Brief: Copy out exactly the lines spanning the line with "Generate a Python" to the line with "W, H = 1251, 379", inclusive, from the data underneath, with no pictures.

----------

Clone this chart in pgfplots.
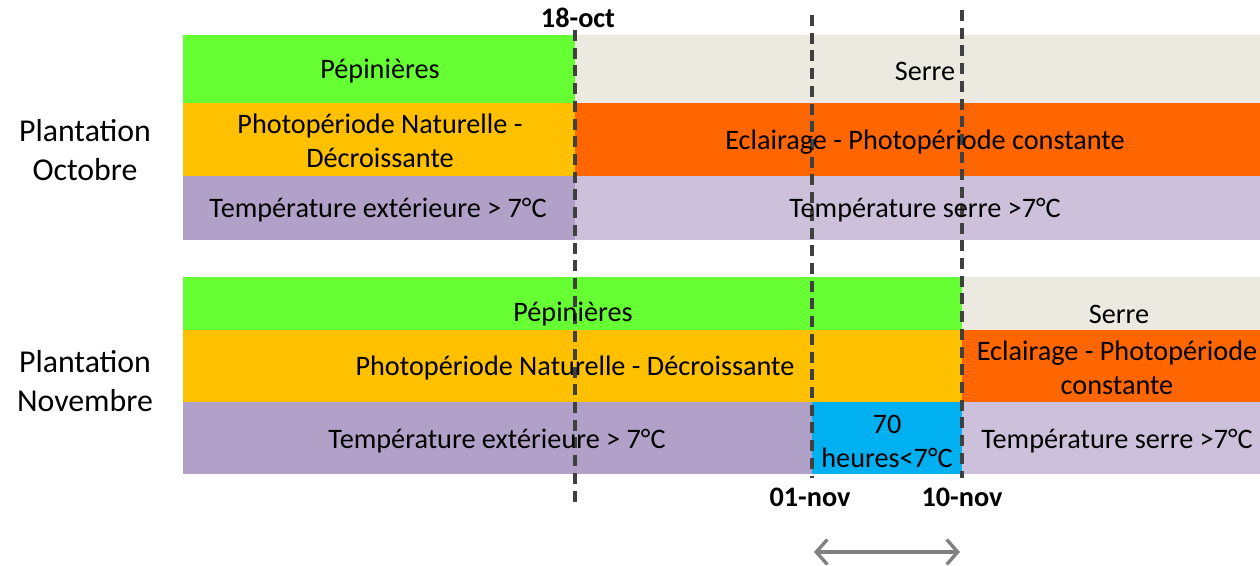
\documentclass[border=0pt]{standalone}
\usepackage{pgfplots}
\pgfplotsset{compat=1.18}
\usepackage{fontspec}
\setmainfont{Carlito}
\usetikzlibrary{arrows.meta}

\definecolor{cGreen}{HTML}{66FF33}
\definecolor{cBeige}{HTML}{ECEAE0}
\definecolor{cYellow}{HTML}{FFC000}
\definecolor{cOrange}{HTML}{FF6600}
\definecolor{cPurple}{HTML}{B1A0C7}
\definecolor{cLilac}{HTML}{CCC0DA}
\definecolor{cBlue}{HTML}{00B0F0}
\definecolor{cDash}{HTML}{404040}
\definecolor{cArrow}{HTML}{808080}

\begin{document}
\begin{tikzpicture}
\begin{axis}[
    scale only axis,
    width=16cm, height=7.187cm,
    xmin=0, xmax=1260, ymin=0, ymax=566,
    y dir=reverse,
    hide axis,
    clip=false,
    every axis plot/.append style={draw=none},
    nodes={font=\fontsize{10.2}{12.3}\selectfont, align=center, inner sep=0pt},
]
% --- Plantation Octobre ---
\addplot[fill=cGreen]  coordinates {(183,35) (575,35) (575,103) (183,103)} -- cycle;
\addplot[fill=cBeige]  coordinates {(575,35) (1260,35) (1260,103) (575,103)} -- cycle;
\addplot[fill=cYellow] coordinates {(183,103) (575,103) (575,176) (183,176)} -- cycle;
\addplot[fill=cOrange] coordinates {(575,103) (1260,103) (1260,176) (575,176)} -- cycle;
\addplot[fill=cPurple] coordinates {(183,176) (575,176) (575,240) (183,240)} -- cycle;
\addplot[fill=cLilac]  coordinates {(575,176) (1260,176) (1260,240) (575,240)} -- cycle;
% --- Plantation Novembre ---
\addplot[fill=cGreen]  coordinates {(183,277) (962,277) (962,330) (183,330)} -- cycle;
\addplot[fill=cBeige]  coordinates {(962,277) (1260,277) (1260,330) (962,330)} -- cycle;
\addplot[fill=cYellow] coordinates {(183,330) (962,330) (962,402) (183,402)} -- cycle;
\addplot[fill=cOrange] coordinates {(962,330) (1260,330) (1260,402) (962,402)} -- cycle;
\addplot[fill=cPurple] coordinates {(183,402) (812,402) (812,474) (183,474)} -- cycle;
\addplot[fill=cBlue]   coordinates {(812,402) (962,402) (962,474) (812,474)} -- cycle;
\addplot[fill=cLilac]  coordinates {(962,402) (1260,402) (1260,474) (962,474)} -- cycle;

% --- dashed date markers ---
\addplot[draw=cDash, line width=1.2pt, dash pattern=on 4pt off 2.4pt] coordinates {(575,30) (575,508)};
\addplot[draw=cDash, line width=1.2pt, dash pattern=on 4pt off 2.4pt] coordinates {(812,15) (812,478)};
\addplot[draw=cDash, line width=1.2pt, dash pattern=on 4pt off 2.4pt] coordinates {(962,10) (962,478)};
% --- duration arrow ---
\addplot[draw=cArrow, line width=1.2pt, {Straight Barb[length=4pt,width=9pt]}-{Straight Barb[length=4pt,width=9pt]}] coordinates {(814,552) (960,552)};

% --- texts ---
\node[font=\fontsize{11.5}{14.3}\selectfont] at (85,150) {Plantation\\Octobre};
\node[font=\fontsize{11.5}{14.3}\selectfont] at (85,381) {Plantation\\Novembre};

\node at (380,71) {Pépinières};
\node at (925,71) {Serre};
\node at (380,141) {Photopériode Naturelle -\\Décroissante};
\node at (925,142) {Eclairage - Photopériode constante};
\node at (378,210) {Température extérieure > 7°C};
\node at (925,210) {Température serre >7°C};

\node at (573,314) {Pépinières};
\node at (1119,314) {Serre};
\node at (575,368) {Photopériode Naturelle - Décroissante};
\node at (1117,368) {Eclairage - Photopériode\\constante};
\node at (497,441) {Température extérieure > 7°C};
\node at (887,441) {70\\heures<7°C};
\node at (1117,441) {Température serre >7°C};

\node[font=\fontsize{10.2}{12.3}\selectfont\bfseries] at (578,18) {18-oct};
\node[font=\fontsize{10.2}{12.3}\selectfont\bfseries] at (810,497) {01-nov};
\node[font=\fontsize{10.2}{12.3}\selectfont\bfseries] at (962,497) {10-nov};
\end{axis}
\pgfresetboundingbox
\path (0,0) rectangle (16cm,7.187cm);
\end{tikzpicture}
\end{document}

----------

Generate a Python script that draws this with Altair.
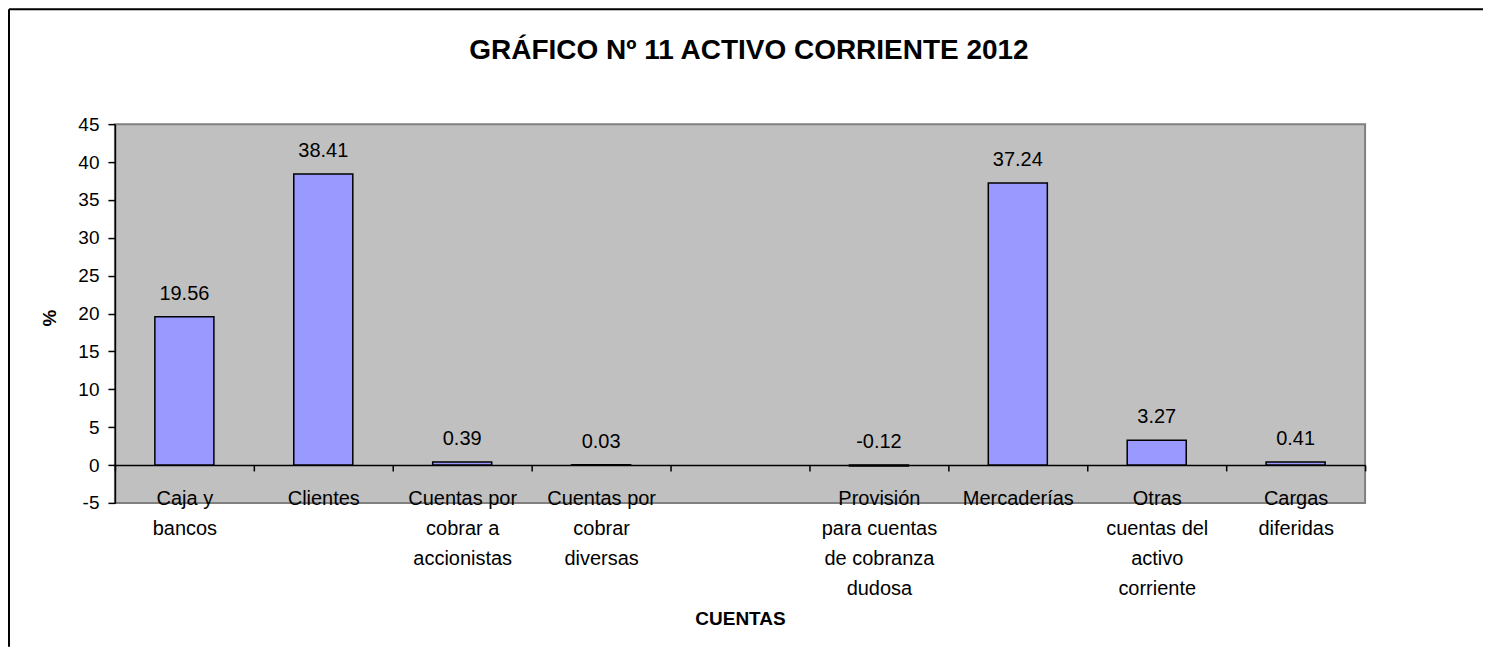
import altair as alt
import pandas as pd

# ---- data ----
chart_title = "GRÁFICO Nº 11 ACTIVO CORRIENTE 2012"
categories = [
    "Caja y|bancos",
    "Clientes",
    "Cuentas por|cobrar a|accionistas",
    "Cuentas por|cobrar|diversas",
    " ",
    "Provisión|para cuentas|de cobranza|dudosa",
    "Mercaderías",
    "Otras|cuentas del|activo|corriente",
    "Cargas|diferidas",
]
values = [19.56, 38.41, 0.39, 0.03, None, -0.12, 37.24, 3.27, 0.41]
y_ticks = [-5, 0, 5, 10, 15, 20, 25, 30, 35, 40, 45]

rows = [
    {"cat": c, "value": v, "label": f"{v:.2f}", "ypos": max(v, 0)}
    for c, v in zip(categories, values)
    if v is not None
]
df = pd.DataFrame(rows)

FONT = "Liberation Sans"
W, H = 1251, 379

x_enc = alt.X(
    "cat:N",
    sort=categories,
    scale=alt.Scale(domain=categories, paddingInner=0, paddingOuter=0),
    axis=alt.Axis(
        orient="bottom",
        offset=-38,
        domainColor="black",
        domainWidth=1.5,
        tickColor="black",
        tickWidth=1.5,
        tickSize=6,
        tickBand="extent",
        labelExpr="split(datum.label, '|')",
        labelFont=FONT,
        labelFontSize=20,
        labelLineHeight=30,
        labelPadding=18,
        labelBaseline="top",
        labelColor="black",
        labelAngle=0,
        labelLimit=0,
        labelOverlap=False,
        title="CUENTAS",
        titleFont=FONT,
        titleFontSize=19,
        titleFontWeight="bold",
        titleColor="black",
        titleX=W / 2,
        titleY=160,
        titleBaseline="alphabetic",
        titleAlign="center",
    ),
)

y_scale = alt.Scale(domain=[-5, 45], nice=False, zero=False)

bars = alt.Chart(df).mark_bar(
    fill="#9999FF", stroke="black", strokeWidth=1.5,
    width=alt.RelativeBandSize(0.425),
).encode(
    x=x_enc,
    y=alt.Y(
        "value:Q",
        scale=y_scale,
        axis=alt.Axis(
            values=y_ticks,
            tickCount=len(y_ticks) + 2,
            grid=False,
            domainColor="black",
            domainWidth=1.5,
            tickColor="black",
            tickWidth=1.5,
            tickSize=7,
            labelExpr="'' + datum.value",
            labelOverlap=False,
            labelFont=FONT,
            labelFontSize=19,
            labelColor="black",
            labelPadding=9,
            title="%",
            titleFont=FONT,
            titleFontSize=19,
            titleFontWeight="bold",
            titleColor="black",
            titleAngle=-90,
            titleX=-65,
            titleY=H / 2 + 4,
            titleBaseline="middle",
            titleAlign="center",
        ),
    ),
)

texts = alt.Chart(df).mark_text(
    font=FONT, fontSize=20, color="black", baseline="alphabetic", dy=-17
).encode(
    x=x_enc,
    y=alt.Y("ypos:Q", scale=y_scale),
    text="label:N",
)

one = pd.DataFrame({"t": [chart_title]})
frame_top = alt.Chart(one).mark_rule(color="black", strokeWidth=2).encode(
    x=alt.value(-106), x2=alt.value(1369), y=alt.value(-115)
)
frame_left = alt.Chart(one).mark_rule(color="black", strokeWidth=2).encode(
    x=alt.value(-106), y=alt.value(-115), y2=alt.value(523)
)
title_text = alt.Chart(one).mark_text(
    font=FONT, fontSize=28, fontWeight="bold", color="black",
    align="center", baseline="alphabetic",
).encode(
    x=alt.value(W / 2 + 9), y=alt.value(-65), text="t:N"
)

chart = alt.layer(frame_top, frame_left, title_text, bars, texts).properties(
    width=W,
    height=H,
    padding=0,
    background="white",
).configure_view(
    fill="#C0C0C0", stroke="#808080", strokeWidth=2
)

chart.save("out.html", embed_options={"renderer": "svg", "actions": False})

----------

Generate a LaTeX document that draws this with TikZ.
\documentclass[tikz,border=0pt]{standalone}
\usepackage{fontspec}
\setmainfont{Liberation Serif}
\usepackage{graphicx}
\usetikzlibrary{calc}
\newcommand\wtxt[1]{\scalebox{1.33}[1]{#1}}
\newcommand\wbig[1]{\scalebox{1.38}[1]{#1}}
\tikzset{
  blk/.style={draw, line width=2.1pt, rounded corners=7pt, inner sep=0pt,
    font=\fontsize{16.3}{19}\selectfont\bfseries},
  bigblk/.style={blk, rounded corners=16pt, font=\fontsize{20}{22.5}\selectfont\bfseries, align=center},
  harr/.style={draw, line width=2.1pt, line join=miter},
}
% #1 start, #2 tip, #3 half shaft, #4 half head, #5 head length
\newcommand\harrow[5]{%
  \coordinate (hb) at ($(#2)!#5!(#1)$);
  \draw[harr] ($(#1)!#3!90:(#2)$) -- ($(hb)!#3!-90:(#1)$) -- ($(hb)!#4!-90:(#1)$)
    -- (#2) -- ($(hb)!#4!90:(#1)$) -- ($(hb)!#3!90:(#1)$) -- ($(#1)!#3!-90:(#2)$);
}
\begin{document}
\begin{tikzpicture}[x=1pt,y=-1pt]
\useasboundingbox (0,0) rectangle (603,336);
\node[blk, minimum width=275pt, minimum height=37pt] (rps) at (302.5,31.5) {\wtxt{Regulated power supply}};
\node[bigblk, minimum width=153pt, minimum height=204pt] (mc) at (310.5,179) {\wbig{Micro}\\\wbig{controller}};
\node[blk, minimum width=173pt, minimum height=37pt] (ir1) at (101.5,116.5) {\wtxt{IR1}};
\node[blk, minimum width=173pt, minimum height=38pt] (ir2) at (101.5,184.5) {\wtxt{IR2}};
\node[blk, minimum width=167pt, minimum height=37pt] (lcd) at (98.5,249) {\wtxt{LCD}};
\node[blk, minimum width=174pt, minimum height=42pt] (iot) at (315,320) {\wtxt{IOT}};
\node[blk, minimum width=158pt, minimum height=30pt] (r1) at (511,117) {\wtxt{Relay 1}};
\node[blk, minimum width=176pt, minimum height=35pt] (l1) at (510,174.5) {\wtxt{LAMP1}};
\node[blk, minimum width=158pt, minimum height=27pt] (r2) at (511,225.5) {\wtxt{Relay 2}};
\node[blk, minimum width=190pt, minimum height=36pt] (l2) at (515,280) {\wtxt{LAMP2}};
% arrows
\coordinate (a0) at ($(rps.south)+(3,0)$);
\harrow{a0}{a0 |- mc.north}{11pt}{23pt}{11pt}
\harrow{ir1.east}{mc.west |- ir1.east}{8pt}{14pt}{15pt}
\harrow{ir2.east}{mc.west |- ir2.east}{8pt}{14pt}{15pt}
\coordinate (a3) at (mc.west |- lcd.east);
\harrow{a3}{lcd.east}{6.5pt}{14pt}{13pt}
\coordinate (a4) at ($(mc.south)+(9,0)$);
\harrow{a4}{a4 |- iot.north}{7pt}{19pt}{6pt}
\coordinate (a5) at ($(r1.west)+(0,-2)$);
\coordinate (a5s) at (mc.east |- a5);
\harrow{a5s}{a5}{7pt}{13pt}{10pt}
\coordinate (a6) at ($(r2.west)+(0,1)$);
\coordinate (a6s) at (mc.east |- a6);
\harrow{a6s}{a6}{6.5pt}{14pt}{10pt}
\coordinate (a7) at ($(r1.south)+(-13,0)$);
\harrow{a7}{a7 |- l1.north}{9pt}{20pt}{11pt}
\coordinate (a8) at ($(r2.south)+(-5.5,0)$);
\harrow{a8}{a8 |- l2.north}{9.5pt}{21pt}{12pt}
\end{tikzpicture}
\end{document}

----------

Solution for this problem:
Generate a Python script that draws this with Altair.
import altair as alt
import pandas as pd

# ---- data ----
chart_title = "GRÁFICO Nº 11 ACTIVO CORRIENTE 2012"
categories = [
    "Caja y|bancos",
    "Clientes",
    "Cuentas por|cobrar a|accionistas",
    "Cuentas por|cobrar|diversas",
    " ",
    "Provisión|para cuentas|de cobranza|dudosa",
    "Mercaderías",
    "Otras|cuentas del|activo|corriente",
    "Cargas|diferidas",
]
values = [19.56, 38.41, 0.39, 0.03, None, -0.12, 37.24, 3.27, 0.41]
y_ticks = [-5, 0, 5, 10, 15, 20, 25, 30, 35, 40, 45]

rows = [
    {"cat": c, "value": v, "label": f"{v:.2f}", "ypos": max(v, 0)}
    for c, v in zip(categories, values)
    if v is not None
]
df = pd.DataFrame(rows)

FONT = "Liberation Sans"
W, H = 1251, 379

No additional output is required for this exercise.